I think it is probably impossible to reproduce at home the brioche you can buy in the boulangerie-pâtisserie, but you can certainly produce something with more character than the supermarket version.

Brioche these days is well-known for being the 'cake' Marie-Antoinette suggested the populace ate in the absence of bread (although some sources point out that as an Austrian, she may actually have referred to Kugelhopf). C'est la même farine - the issue is she was having a blonde day and they are leavened breads enriched with egg and fat to produce a treat, not everyday fare, unless you were rich.

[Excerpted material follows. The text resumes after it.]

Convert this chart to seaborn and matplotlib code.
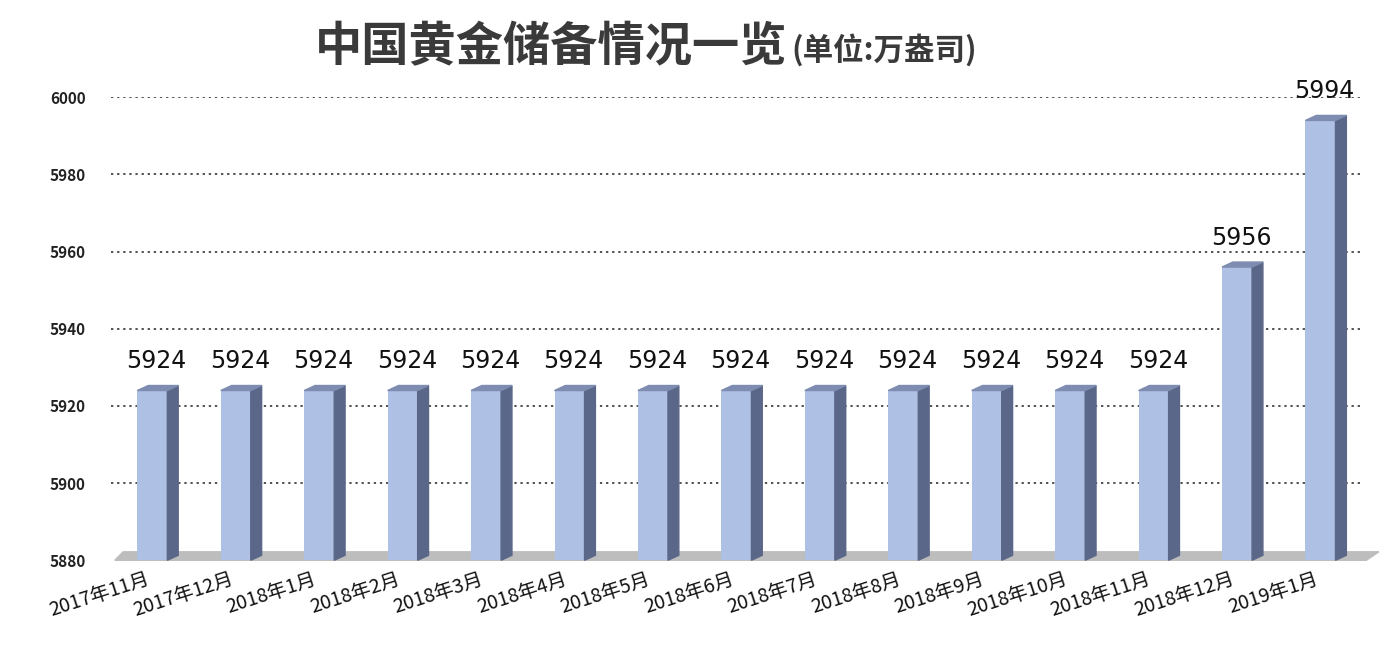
import matplotlib
matplotlib.use("Agg")
import matplotlib.pyplot as plt
import seaborn as sns
import pandas as pd
from matplotlib.patches import Polygon

months = ["2017年11月","2017年12月","2018年1月","2018年2月","2018年3月","2018年4月","2018年5月",
          "2018年6月","2018年7月","2018年8月","2018年9月","2018年10月","2018年11月","2018年12月","2019年1月"]
reserves = [5924,5924,5924,5924,5924,5924,5924,5924,5924,5924,5924,5924,5924,5956,5994]
yticks = [5880,5900,5920,5940,5960,5980,6000]

sns.set_theme(style="white")
plt.rcParams['font.family'] = ['Noto Sans CJK SC', 'DejaVu Sans']

df = pd.DataFrame({"month": months, "value": reserves})
fig = plt.figure(figsize=(14, 6.71), dpi=100)
ax = fig.add_axes([0.079, 0.165, 0.894, 0.69])
ymin, ymax = 5880, 6000
sns.barplot(data=df, x="month", y="value", color="#aec0e4", width=0.36, ax=ax,
            saturation=1, edgecolor="none", zorder=3)
ax.set_ylim(ymin, ymax)
ax.set_xlim(-0.5, len(months) - 0.5)
bars = list(ax.patches)

# floor
ax.add_patch(Polygon([(-0.45, ymin), (-0.35, ymin + 2.2), (len(months) - 0.3, ymin + 2.2),
                      (len(months) - 0.45, ymin)], closed=True, color="#bdbdbd", zorder=1, clip_on=False))
for t in yticks[1:]:
    ax.axhline(t, color="#222222", ls=(0, (1.5, 2.5)), lw=1.1, zorder=0)

# 3D side and top faces from bar patches
dx, dy = 0.13, 1.3
for p in bars:
    x0, w = p.get_x(), p.get_width()
    top = p.get_y() + p.get_height()
    x1 = x0 + w
    ax.add_patch(Polygon([(x1, ymin), (x1 + dx, ymin + dy), (x1 + dx, top + dy), (x1, top)],
                         closed=True, color="#5b6788", zorder=3, clip_on=False))
    ax.add_patch(Polygon([(x0, top), (x0 + dx, top + dy), (x1 + dx, top + dy), (x1, top)],
                         closed=True, color="#7d8cb0", zorder=3, clip_on=False))

for i, v in enumerate(reserves):
    ax.text(i + 0.05, v + 4.5, str(v), ha="center", va="bottom", fontsize=17, color="#111111",
            family="DejaVu Sans")

ax.set_yticks(yticks)
ax.set_yticklabels([str(t) for t in yticks], fontsize=11, fontweight="bold", color="#222222")
ax.tick_params(axis="y", pad=18, length=0)
ax.set_xticks(range(len(months)))
ax.set_xticklabels(months, rotation=18, ha="right", fontsize=14, color="#111111")
ax.tick_params(axis="x", length=0, pad=6)
ax.set_xlabel("")
ax.set_ylabel("")
for s in ax.spines.values():
    s.set_visible(False)

fig.text(0.225, 0.93, "中国黄金储备情况一览", fontsize=34, fontweight="bold", color="#3a3a3a", va="center")
fig.text(0.565, 0.925, "(单位:万盎司)", fontsize=22, fontweight="bold", color="#3a3a3a", va="center")

fig.savefig("out.png", dpi=100, facecolor="white")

I used Andrew Whitley's recipe from Bread Matters. Like Hugh Fearnley-Whittingstall's Meat, this is part polemic, part recipe collection, aptly subtitled 'the state of modern breadmaking and a definitive guide to baking your own'. I can recommend it, although you may never be able to face supermarket bread again. The discussion and instructions for brioche covers six pages (the recipe proper takes up four of these). He begins by saying: 'Making brioche by hand is an experience: it's pleasantly energetic, and quite a challenge to incorporate so much butter into a seemingly unwilling dough. Eating it is the reward for trusting in a favourable result when all the evidence seems to suggest disaster. Doing it yourself means that you can avoid the strange compound fats that are used to eke out expensive dairy butter in [supermarket] brioche, not to mention the gratuitous additives that make it look good and 'keep' for an improbably long time. If you make it yourself, you can eat it genuinely fresh.'Incorporating the butter into the dough is done by squishing and stretching the mixture between the hands for about 15 minutes. It is not kneaded on the bench like an ordinary bread.It's a good idea to prove the dough overnight in the fridge. It makes it more manageable when shaping for the tin, and means you can produce it warm for breakfast. It is not necessary ( or worth it for home baking) to put the dough in a special brioche mould. Here I have made four mounds which will merge together somewhat once proved and cooked. Simon was worried that the tin was not very photogenic, but my feeling is that it is an honest, good quality, well-used tin.The end result looks and tastes rather like fruitless, spiceless Chelsea buns (but better than that sounds). This brioche is not sweet, but ideal for tearing up and dipping into chocolat chaud* before eating.

Susan

*The hot chocolate is in a mug made by my Australian potter friends Ricky, Elise and Gillian.

10 comments:

Anonymous said...

Hi Susan, Someone once told me, the best hot chocolate they ever tasted was made by sticking a "flake" into a mug of hot milk, haven't tried it myself but sounds like a real indulgence....Margaret

Susan said...

I doubt if Flakes have enough actual chocolate in them to make really decent hot chocolate. We favour Poulain drinking chocolate and if we have any in the house I usually add a square of good chocolate (70% or above cocoa solids) and a slurp of cream. I don't think you can get Poulain outside of France, although it is now made by Cadbury Schweppes. Some day I will have to try making hot chocolate the Spanish way, with water - which sounds really unpromising, but gives you a great chocolate sludge to dip your breakfast pastry of choice into.
Susan

Anonymous said...

I'll have a piece of your brioche anytime with hot tea in that lovely cup. Australia is not as far as it looks!

Anonymous said...

Susan, I believe if you offered your brioche and thick hot chocolate out your (Plailly) front door every morning, people would show up in droves, Euros in hand.

Anonymous said...

Preuilly, not Plailly! I was having a flashback.

Susan said...

chm - I'm a bit disturbed that you would choose tea over chocolate, but since you are planning to go to Australia to do it, perhaps you intend trying the Tim Tam straw (look it up - you'll either be amused or grossed out :-)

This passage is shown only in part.